What really drives Canadian pride?

A new report shows how people feel about national identity, and how brands can respond.

Next year, Canada will be celebrating its 150th birthday, and many brands are likely going to try and capitalize on the feelings of national pride that will be swelling. But according to the latest Havas Prosumer Report from Havas Worldwide, what contributes to national pride is more complicated than symbols like maple leafs and hockey.

The study, titled “Pride and Prejudice: Shifting Mindsets in an Age of Uncertainty” examines people’s attitudes towards national identity, government activity and overall happiness. The survey polled 11,976 respondents in 37 different markets, including Canada. As with previous Havas Prosumer Reports, the respondents are divided into two groups: “mainstream” and “prosumers,” market drivers that tend to influence the brand choices and consumption of those around them.

The report found that 75% of Canadians are proud of their country, ranking 15th out of the nations polled. By comparison, the U.S. was ranked 13th at 77%, with the top spot going to Cambodia at 97%.

Globally, the biggest thing that makes people proud of their country is its culture (according to 73% of prosumers and 65% of the mainstream population), followed by its history (according to 66% of prosumers and 61% of the mainstream).

However, Canada was one of the few countries where neither of those was the top answer: it was actually its values, at 69%. So things like diversity, equality and politeness have more of an impact on “Canadian pride” than hockey, maple leafs and the vision of the country’s founders.

When it comes to government, 69% of Canadians said they’d prefer a leader who is collaborative, inclusive and makes decisions based on the will of the people, compared to the 32% who said they’d prefer a leader with a clear vision and the willingness to execute it.

While those numbers vary depending on the country, it’s fairly close to the global rate, and contributes to an overall desire for transparency, honesty and working together to solve problems. The report says that applies to brands as well, which should not only strive to be honest with consumers, but find ways to encourage citizens to be more civically active and help them find ways to solve local problems.

Healthcare was ranked as the area where governments should prioritize spending, with 42% of global respondents giving it the top ranking, followed by education. Canadians, however, place even more importance on healthcare, with 64% ranking it as the top priority for governments, behind only the Netherlands and Portugal.
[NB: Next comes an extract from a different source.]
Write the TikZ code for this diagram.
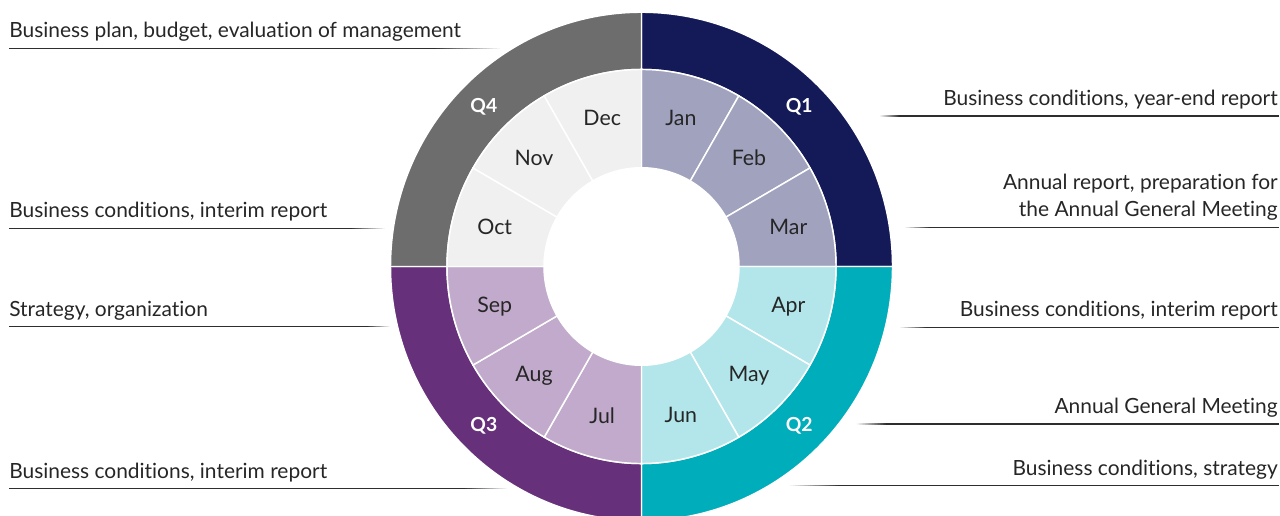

The report suggests that brands should not interpret those as consumer needs they should be addressing; rather, they should leave those things to governments, and be addressing other needs, like arts, culture, science and technology. Even though those areas received the lowest rankings when it comes to where respondents want to see government spending, 84% of prosumers and 74% of the mainstream still said science will make tomorrow’s world better, while 80% of prosumers and 66% of the mainstream say art and literature are essential to the world we live in.